Without Your Body the World Stops
Dance Workshops Between the Museum and the Neighbourhood
Migrant women, feminists and domestic workers
Museo Reina Sofía: Saturdays, from 5pm to 7pm
Mbolo Moy Dole: Sundays, from 11am to 1pm
Action and Radical Imagination
Museo Reina Sofía and the cooperative Mbolo Moy Dole organise two weekly dance and theatre workshops conducted by teacher Deisy Mesías García, whereby female domestic workers approach movement in a way that expands beyond its functional value and work.
It aims to move and decontract the body, working with it as a plastic, expressive and communicative element, producing a reencounter with creativity and with the pleasure and enjoyment of dance. The disciplines employed — contemporary and Afro-contemporary dance, Latin rhythms and theatre — grant the necessary tools to make struggles and denouncements materialise via a coordinated shaking of bodies, connecting the women involved not just with themselves but also with other participants as they support one another in the collective empowerment of their lives. In parallel, the musical rhythms selected connect these women to their places of origin, to family, to their backgrounds, helping them to share experiences and biographical trajectories.
The workshop is coordinated by Territorio Doméstico, a collective that forms a space of encounter, care and the struggles of predominantly migrant women’s struggles, seeking recognition for their diminished rights as domestic workers and searching for the visibility of care work. The collective’s slogan “Without Women the World Stops” bears a direct relation to the title of the activity, in this instance granting a central position to the body and the experiences and marks recognised within it. The workshop’s teacher Deisy Mesías García has spent the past three years working with the collective, using disciplines from her training: corporality, movement and creativity.

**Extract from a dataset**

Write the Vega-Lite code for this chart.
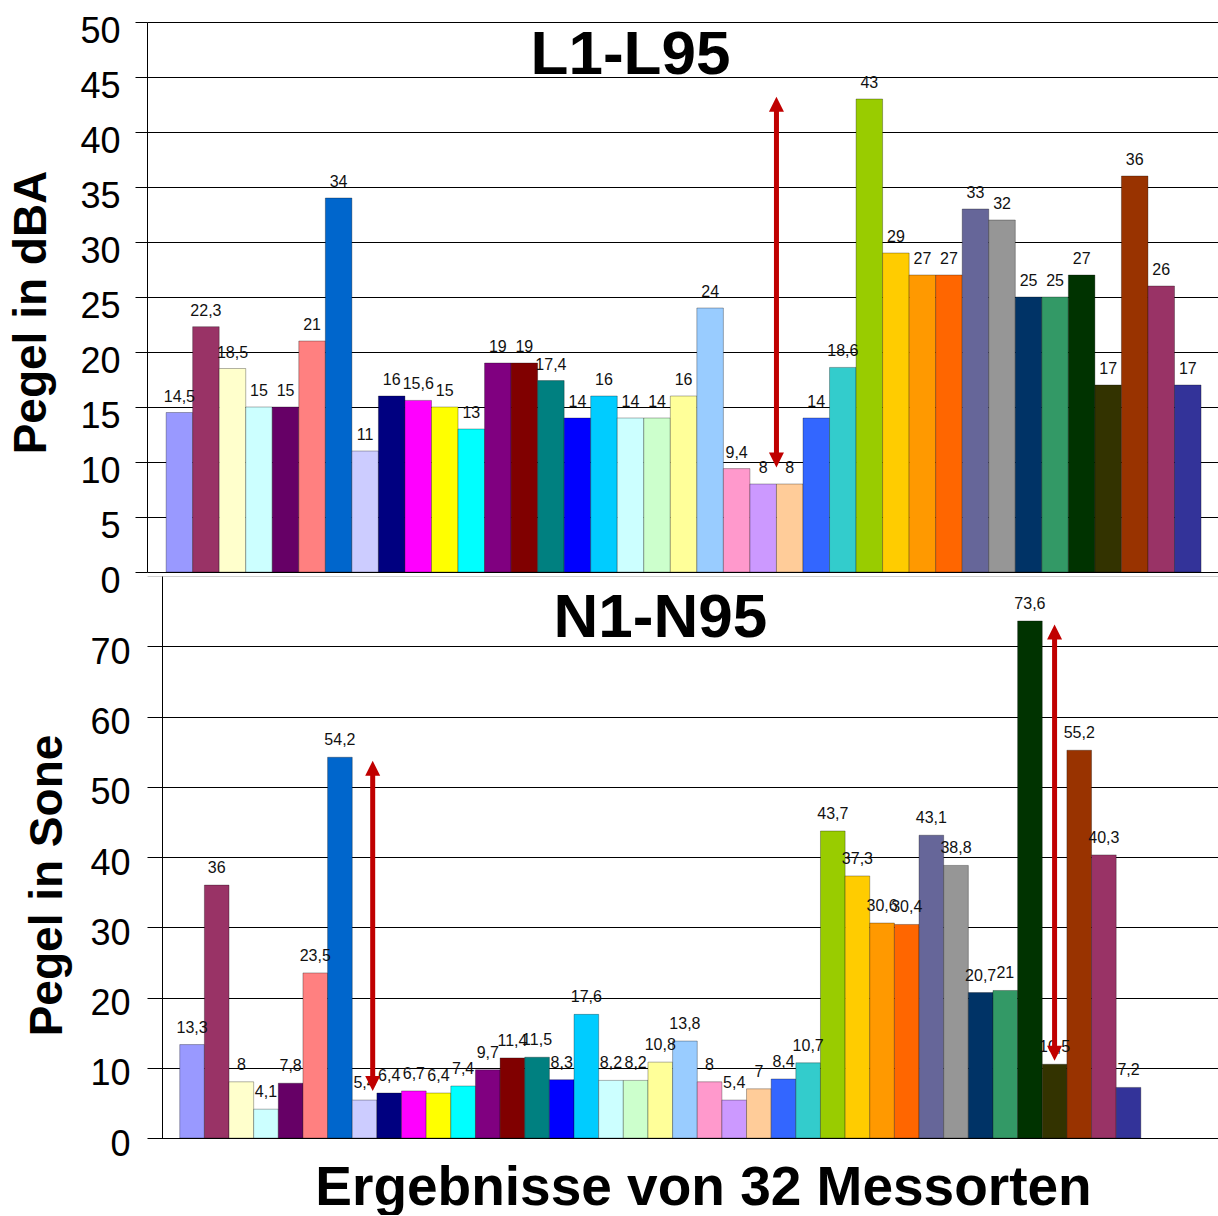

Deisy Mesías García is a professor of Performing Arts specialised in contemporary dance in the ASAB Arts Department at the Francisco José de Caldas District University in Bogotá. She has lived in Madrid since 2011, studying an MA and carrying out PhD studies in Performing Arts at Rey Juan Carlos University. Furthermore, she works as a choreographer and dancer with different theatre and dance companies in Madrid and Bogotá, complementing her work with research and teaching and running classes at different universities and schools. She also focuses her activities on carrying out social projects with vulnerable people, developing a methodology of corporeal reconciliation.